We created battle bots using the Arduino UNO and other affordable parts. These battle bots were made in a robotics club for 5th to 8th graders at Trivium Personalized Learning Public Charter School. It was a fun way for the kids to learn about the Arduino and robotics.
View "SCHEMATICS" to see visual diagrams on how everything is wired up. There are diagrams for the motor board, sensor shield, PS2 controller and also an additional motor connected to a bread board for a flipper/spinner. The flipper/spinner is programmed to activate when the X button is pressed on the PS2 controller.
We tried to use affordable supplies and gave the kids creative freedom on how to design their battle bots. We used parts that didn't require soldering, making it easier to assemble for beginners. Coroplast
Coroplast was used to build the bodies. It is affordable, sturdier than cardboard and fairly easy to cut and bend.
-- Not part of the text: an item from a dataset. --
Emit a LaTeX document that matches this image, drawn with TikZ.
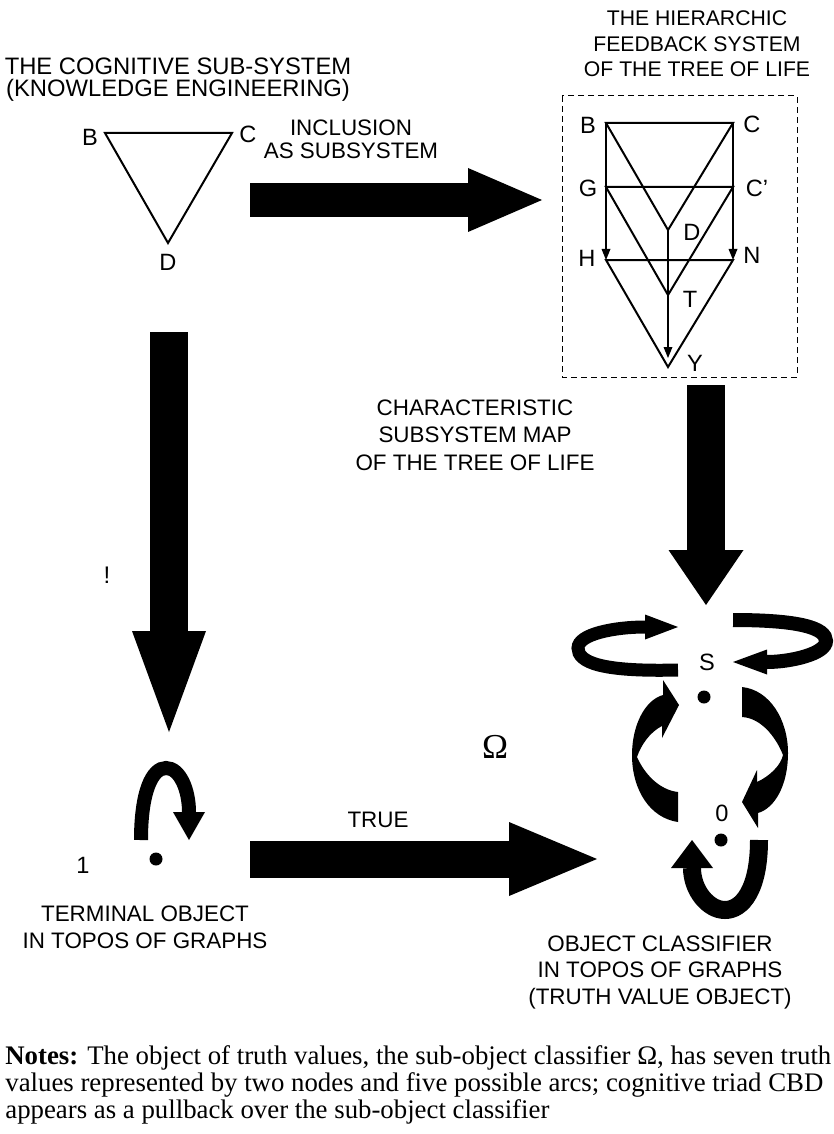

Arduino UNO & Sensor Shield
We used the UNO R3 sensor shield so the kids could more easily connect the parts. You snap this shield on top of the Arduino and it's ready to use.
Motor Driver Board
We used this motor driver shield in order to make it easier for the kids to connect their motors.
To save on costs, we made our bots 2WD with 2 back motors and a front swivel wheel. The motor driver shield supports 4WD however, so you can easily assemble 2 more motors for the front.18650 Battery Case
We chose these battery cases because they had 6" wire leads making it easy to connect to the Arduino.
We also wired up the bots to a PS2 controller that connected over Bluetooth.
There are tutorials that will teach you how to modify an existing PS2 controller for use with your bot but we used one we got from eBay that was already modified. There is a link to this controller under the components & supplies.
We also used jumper wires (male/male & female/male), duct-tape, screws, nuts, bolts, wooden dowels, double-sided tape and velcro tape for assembling the parts.
In addition, we 3D printed some custom parts that were used for flippers, spinners and motor connectors. There are links to the STL files for one of the spinners and the motor connectors under "CUSTOM PARTS AND ENCLOSURES".
It was tons of fun building these battle bots! We loved seeing some of the concepts that the kids came up with using the limited supplies they were given. It was great seeing the progress they made as they tested their bots in battle and made changes based on where they saw the weaknesses.